- [Instruction]
Restate word for word the lines that begin the listing and end with the line holding "Chart.defaults.font.family = FONT;".

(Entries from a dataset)
----------------

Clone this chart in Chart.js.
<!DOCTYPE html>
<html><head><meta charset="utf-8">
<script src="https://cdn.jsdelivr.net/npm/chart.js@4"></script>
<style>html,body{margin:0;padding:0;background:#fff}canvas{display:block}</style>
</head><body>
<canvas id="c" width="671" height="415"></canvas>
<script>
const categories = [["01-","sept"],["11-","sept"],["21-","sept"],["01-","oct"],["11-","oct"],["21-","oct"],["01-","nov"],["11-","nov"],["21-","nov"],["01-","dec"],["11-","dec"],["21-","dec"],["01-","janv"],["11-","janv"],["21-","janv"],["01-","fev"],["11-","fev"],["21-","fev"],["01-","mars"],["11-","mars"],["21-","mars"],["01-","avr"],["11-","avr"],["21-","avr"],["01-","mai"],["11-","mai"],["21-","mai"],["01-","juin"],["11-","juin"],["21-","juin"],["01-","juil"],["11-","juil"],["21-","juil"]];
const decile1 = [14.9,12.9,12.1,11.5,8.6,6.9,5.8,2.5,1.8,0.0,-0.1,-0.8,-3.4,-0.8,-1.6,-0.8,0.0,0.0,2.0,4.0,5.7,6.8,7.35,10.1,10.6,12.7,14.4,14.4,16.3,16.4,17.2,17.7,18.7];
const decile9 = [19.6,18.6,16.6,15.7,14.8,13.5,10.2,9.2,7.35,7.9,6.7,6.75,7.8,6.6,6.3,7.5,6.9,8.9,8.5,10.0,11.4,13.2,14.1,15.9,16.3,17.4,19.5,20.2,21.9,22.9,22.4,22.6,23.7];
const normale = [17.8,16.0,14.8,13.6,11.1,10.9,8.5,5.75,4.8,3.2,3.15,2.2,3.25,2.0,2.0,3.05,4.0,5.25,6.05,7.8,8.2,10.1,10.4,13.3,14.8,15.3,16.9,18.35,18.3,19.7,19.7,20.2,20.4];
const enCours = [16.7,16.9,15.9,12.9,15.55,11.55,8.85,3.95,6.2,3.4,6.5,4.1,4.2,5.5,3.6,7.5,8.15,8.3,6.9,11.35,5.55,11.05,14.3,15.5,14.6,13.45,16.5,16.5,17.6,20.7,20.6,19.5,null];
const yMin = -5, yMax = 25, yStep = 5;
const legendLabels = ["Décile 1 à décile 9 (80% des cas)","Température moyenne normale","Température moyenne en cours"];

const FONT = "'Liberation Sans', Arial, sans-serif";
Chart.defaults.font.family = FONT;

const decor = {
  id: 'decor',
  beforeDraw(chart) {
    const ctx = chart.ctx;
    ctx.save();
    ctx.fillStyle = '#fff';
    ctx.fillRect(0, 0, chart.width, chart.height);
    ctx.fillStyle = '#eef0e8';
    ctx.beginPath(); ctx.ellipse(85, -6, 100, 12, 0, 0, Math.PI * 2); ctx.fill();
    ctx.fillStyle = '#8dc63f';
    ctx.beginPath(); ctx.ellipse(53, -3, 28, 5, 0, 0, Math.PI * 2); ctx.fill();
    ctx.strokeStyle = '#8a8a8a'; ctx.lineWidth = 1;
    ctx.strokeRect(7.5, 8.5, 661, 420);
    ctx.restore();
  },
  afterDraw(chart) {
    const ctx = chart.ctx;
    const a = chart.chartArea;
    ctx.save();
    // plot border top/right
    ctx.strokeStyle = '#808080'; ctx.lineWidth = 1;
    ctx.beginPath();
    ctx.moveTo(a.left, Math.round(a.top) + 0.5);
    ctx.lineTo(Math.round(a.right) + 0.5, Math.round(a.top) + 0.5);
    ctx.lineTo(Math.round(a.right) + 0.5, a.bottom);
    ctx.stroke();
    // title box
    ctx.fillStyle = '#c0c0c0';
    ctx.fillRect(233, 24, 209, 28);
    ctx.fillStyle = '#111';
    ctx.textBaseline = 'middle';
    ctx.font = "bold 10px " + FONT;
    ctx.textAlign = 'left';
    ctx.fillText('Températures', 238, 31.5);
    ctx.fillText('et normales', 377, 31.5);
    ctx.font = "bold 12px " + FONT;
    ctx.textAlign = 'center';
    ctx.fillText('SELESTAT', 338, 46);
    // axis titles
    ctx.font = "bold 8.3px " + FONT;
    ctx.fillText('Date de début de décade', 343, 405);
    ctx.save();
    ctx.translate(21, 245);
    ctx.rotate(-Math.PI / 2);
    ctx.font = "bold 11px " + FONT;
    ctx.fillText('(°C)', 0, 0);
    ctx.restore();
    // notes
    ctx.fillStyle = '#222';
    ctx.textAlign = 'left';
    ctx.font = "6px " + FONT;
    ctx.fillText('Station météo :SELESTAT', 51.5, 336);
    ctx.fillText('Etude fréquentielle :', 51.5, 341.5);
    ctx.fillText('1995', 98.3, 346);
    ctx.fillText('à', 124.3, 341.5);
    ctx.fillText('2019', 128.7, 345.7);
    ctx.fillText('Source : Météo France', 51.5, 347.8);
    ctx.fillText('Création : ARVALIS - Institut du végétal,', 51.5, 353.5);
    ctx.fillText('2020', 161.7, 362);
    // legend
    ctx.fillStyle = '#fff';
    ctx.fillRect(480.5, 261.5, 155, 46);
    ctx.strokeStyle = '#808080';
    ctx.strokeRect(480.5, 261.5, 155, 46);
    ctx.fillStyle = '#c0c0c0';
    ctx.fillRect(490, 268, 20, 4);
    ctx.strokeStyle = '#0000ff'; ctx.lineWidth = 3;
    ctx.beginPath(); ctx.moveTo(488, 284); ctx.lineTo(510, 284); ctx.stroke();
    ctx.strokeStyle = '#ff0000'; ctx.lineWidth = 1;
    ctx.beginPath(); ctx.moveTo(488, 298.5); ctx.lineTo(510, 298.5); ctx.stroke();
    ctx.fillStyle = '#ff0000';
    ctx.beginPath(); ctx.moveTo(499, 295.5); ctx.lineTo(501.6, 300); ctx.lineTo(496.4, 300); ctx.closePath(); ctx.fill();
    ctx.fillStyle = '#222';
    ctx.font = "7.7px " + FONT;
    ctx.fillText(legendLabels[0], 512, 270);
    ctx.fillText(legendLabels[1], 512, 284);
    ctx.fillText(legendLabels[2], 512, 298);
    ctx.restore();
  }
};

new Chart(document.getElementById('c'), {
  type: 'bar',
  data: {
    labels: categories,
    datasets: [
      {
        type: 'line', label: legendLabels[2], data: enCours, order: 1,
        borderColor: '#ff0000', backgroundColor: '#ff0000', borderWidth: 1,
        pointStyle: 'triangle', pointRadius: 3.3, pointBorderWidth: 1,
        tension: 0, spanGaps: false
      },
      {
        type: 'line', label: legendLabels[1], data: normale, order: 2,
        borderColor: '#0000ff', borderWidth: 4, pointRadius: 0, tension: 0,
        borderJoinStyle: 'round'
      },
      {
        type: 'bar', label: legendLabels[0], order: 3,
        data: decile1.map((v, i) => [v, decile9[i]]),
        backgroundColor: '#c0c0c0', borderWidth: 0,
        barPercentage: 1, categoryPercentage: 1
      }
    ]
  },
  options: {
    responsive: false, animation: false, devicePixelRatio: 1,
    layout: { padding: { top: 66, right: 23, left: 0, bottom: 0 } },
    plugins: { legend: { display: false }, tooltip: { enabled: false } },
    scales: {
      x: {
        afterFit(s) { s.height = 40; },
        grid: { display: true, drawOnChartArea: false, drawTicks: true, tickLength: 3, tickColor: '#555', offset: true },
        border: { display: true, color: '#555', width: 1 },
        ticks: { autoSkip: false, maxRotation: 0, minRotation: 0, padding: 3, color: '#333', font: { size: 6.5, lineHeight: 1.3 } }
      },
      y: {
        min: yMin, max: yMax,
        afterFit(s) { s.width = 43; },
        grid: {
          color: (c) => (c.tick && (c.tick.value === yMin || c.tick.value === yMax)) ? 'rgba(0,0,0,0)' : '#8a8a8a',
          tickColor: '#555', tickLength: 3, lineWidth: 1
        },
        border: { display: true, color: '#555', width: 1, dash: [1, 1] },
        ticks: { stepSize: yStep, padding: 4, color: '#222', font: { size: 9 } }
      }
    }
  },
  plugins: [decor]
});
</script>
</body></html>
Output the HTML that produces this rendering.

----------------

- [Solution]
Clone this chart in Chart.js.
<!DOCTYPE html>
<html><head><meta charset="utf-8">
<script src="https://cdn.jsdelivr.net/npm/chart.js@4"></script>
<style>html,body{margin:0;padding:0;background:#fff}canvas{display:block}</style>
</head><body>
<canvas id="c" width="671" height="415"></canvas>
<script>
const categories = [["01-","sept"],["11-","sept"],["21-","sept"],["01-","oct"],["11-","oct"],["21-","oct"],["01-","nov"],["11-","nov"],["21-","nov"],["01-","dec"],["11-","dec"],["21-","dec"],["01-","janv"],["11-","janv"],["21-","janv"],["01-","fev"],["11-","fev"],["21-","fev"],["01-","mars"],["11-","mars"],["21-","mars"],["01-","avr"],["11-","avr"],["21-","avr"],["01-","mai"],["11-","mai"],["21-","mai"],["01-","juin"],["11-","juin"],["21-","juin"],["01-","juil"],["11-","juil"],["21-","juil"]];
const decile1 = [14.9,12.9,12.1,11.5,8.6,6.9,5.8,2.5,1.8,0.0,-0.1,-0.8,-3.4,-0.8,-1.6,-0.8,0.0,0.0,2.0,4.0,5.7,6.8,7.35,10.1,10.6,12.7,14.4,14.4,16.3,16.4,17.2,17.7,18.7];
const decile9 = [19.6,18.6,16.6,15.7,14.8,13.5,10.2,9.2,7.35,7.9,6.7,6.75,7.8,6.6,6.3,7.5,6.9,8.9,8.5,10.0,11.4,13.2,14.1,15.9,16.3,17.4,19.5,20.2,21.9,22.9,22.4,22.6,23.7];
const normale = [17.8,16.0,14.8,13.6,11.1,10.9,8.5,5.75,4.8,3.2,3.15,2.2,3.25,2.0,2.0,3.05,4.0,5.25,6.05,7.8,8.2,10.1,10.4,13.3,14.8,15.3,16.9,18.35,18.3,19.7,19.7,20.2,20.4];
const enCours = [16.7,16.9,15.9,12.9,15.55,11.55,8.85,3.95,6.2,3.4,6.5,4.1,4.2,5.5,3.6,7.5,8.15,8.3,6.9,11.35,5.55,11.05,14.3,15.5,14.6,13.45,16.5,16.5,17.6,20.7,20.6,19.5,null];
const yMin = -5, yMax = 25, yStep = 5;
const legendLabels = ["Décile 1 à décile 9 (80% des cas)","Température moyenne normale","Température moyenne en cours"];

const FONT = "'Liberation Sans', Arial, sans-serif";
Chart.defaults.font.family = FONT;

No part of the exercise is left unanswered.